Le grand écart
404CTF - Grand Ecart
Category
Stéganographie
Description
En sortant de votre cours de gymnastique, vous tombez sur un étrange bouquin dans les vestiaires… À vous d’en trouver tous les secrets.
Files
Difficulty
MEDIUM - 987 points
- Author: @acmo0
Write up
Salted Whale 🐳
We are given a large text file. By looking at it rapidly, it looks like it is the raw and complete content of the book “Moby Dick”
The second thing that came to my eyes very fast, is that there are corrupted chars left in the text :
The text had surely been altered to hide some data inside.

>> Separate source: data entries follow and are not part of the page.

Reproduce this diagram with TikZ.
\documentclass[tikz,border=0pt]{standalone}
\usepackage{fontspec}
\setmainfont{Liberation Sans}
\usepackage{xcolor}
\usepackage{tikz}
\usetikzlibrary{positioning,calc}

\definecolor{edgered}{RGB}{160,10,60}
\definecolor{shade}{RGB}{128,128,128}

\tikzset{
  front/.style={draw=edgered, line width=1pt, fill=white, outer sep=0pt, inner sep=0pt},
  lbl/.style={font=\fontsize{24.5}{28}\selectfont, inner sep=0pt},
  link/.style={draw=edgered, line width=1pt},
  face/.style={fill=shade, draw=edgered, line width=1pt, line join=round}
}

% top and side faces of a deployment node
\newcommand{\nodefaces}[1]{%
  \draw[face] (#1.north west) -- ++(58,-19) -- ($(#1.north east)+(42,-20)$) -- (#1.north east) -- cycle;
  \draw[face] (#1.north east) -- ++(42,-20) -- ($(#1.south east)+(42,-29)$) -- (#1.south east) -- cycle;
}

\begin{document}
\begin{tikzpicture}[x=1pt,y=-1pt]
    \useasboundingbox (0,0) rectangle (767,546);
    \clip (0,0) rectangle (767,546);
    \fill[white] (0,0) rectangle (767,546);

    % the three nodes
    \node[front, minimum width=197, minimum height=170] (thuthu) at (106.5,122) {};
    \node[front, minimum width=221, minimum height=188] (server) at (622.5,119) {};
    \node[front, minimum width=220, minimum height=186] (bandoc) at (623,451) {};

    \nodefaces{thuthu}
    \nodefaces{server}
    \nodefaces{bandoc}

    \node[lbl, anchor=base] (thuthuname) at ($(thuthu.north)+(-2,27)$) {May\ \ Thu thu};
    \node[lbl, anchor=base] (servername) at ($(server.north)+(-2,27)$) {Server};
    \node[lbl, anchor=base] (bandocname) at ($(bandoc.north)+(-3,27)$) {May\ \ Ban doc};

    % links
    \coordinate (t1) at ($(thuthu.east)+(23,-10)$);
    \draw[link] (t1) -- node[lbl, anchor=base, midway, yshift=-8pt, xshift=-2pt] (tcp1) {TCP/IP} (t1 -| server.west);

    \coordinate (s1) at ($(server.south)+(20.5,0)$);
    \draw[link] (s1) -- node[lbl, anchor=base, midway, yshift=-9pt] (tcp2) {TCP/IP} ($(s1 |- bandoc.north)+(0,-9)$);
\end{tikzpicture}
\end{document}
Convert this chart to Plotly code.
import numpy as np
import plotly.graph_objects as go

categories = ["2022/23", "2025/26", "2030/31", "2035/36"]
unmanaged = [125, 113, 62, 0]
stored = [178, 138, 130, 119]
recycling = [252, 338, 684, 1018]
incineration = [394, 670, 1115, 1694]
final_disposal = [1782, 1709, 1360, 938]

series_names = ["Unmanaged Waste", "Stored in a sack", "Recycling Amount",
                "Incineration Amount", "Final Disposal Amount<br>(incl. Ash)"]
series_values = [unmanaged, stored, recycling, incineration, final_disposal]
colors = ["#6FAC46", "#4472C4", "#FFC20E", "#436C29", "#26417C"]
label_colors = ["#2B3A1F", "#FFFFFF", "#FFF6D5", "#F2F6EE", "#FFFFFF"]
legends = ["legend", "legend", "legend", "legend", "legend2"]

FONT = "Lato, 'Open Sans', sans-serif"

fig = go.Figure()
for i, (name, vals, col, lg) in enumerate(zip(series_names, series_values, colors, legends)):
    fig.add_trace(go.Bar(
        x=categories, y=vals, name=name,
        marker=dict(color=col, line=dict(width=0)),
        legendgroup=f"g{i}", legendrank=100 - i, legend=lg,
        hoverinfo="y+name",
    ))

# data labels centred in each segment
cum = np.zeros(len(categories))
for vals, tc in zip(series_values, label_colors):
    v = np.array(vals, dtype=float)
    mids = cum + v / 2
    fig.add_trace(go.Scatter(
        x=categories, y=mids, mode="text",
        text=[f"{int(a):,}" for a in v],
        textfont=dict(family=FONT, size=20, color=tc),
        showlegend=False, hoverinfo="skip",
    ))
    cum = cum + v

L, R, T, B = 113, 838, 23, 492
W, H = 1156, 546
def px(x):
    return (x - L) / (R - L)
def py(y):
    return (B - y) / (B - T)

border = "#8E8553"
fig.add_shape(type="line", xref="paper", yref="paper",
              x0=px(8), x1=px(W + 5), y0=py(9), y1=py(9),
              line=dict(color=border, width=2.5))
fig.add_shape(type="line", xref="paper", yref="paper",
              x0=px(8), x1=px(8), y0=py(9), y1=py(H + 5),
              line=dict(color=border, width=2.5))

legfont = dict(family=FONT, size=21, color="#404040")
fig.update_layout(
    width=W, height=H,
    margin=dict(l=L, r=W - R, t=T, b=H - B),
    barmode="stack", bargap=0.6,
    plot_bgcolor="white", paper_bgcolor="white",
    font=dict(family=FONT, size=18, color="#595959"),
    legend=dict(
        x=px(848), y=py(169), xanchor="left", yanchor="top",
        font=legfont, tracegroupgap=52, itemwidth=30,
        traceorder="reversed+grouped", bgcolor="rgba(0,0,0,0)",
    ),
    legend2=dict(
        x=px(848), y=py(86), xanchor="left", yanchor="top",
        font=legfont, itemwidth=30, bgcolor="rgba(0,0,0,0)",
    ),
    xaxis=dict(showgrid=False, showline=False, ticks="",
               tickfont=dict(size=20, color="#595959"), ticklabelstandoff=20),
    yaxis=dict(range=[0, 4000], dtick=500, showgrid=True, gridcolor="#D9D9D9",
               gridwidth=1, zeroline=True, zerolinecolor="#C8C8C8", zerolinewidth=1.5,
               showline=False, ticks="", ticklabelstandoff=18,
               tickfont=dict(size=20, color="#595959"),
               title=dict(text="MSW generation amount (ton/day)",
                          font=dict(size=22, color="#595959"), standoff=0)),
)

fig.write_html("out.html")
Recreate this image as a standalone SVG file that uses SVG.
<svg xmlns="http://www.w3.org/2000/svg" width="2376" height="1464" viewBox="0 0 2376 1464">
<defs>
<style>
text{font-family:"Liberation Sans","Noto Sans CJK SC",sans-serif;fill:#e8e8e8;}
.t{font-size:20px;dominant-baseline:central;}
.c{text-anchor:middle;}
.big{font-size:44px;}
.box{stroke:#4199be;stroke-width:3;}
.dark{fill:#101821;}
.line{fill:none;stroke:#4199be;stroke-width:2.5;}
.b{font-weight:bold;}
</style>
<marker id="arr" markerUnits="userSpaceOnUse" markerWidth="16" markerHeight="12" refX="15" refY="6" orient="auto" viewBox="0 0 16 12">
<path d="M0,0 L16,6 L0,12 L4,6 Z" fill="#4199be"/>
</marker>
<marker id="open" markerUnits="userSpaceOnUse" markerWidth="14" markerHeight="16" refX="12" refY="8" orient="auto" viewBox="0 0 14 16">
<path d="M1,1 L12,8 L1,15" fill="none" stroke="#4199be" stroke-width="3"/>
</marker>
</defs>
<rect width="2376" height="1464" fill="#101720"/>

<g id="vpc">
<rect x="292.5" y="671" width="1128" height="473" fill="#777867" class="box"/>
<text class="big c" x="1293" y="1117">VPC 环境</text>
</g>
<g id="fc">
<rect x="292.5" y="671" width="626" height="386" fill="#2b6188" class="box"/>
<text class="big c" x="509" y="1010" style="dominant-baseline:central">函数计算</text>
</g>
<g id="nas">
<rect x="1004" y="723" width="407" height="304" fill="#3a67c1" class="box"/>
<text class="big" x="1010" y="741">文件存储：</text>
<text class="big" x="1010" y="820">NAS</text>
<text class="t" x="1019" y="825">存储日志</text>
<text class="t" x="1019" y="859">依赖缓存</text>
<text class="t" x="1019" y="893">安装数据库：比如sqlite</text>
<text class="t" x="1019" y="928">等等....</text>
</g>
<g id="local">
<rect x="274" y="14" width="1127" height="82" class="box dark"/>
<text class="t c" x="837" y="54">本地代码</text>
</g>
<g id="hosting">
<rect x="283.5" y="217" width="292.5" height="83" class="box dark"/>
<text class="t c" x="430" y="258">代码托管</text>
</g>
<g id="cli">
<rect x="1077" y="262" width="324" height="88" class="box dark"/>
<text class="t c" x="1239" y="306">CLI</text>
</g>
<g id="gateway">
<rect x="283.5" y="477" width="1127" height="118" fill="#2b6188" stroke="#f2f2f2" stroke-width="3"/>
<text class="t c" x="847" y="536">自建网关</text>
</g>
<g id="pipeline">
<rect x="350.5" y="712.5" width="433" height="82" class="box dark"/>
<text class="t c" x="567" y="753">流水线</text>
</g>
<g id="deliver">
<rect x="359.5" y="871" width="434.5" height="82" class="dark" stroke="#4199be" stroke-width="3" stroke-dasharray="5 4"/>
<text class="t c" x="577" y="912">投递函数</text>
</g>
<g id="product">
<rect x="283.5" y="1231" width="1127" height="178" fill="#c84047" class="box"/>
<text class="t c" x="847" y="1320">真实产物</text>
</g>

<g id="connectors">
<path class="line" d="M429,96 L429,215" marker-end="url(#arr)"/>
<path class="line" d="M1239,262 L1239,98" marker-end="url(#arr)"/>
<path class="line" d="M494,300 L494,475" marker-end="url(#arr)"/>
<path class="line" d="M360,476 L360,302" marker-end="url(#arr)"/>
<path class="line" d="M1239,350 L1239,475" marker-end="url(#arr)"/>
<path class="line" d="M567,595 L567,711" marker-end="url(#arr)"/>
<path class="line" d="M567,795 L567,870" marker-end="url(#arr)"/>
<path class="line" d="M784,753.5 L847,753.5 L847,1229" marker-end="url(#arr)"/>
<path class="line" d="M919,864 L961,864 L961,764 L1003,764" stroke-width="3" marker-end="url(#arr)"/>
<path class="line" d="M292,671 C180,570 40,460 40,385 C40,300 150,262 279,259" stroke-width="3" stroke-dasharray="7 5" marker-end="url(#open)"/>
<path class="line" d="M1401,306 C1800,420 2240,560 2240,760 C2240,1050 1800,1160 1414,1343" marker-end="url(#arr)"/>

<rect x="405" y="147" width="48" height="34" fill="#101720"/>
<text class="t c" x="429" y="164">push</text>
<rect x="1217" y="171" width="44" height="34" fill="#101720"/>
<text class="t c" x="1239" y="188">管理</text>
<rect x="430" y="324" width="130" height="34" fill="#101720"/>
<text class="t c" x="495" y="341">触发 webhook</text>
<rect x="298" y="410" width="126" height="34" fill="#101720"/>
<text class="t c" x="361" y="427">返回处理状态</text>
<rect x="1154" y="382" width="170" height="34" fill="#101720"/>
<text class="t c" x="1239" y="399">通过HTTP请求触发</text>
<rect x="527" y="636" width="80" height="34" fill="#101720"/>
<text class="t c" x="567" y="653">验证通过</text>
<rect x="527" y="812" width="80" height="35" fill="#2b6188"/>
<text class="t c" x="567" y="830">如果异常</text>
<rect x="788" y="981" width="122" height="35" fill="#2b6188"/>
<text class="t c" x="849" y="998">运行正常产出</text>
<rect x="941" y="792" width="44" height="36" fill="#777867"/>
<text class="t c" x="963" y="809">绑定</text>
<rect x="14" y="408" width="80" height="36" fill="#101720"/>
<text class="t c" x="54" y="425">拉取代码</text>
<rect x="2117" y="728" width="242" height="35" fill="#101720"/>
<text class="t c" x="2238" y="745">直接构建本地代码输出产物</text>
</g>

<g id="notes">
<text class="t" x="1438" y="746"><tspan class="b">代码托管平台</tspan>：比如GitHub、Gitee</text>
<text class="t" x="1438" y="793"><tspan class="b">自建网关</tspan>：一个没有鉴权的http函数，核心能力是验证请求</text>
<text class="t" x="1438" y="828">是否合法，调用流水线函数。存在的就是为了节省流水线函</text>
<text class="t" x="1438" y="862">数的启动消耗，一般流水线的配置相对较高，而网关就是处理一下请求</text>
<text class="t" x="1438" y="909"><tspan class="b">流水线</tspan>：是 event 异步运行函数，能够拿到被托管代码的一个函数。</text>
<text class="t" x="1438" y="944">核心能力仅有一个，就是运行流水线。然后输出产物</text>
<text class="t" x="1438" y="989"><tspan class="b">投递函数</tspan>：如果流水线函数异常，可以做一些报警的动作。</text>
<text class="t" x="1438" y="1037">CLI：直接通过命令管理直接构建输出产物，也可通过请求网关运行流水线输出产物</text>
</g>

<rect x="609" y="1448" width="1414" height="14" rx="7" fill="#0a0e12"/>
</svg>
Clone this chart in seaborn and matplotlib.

I first tried to search for 404CTF{
chars, but that wasn’t promising.
The word “écart” in the title made me think two things :
- there must a sort of fixed space between interesting chars
- we must compare it with the original file
Let’s begin with the second idea. By Googling few keywords in the text, we can find this page:
We probably found the original text.
I checked that both texts have the same number of characters, and that matched perfectly:
That is our entry point. Now we have to find the data hidden in the differences.
The big XOR
My first attempt was to read both files’s bytes, and recover all the differences, like this :
with open('challenge.txt', 'rb') as f:
new = f.read()
with open('mobydick.txt', 'rb') as f:
original = f.read()
diff = b''
for i in range(len(original)):
if original[i] != new[i]:
diff += (new[i]).to_bytes()
with open('moby', 'wb') as f:
f.write(diff)
This scripts outputs a file with the known differences in bytes. However, the file does give nothing intersting as is.
The next idea I had was to XOR the original data with the embedded one, to recover the plain data hidden, like this:
with open('challenge.txt', 'rb') as f:
new = f.read()
with open('mobydick.txt', 'rb') as f:
original = f.read()
xored = b''
for i in range(len(original)):
if original[i] != new[i]:
xored += (original[i] ^ new[i]).to_bytes()
with open('moby', 'wb') as f:
f.write(xored)
The output was the following:
We are on the way of having a PNG file !
However, the image is corrupted. that does not work, even if we have the good file header and footer (IEND
)
I tried fixing by hand the image, and couldn’t do.
Then I understood why that could not work, because of one XOR property :
a XOR a = 0
By looking closer to the hex form of my file, there was not any 00
byte. This is because I took only the bytes that differed from the original one.
Or, if the byte to embed was 00
, the corresponding data would match the original one, because a XOR 00 = a
So, this way my script could not work, because some embedded data were missed, because they were the same as the original one.
That’s where the true signification of “écart” comes in, which were part of my first idea: each embedded byte are separated by the same space
Let’s just look at the space between few embedded ones, using that:
with open('challenge.txt', 'rb') as f:
new = f.read()
with open('mobydick.txt', 'rb') as f:
original = f.read()
indexes = []
for i in range(len(original)):
if original[i] != new[i]:
indexes.append(i)
print(indexes[:20])
for i in range(20):
print(indexes[i+1], "-", indexes[i], "=", indexes[i+1] - indexes[i])
This confirms our theories: indexes difference are fixed, and some are skipped because they do not differ.
We then have to used these informations:
- starts at index 150
- ends at index 355860
- the step is of 30
We have all information needed to recover out data:
with open('challenge.txt', 'rb') as f:
new = f.read()
with open('mobydick.txt', 'rb') as f:
original = f.read()
xored = b''
first = 150
last = 355860
step = 30
for i in range(first, last, step):
xored += (new[i] ^ original[i]).to_bytes()
with open('moby.png', 'wb') as f:
f.write(xored)
And yes, we finally have an image:
No flag? Alright, aperisolve go brrrr :
404CTF{you_spot_w3ll_the_differences}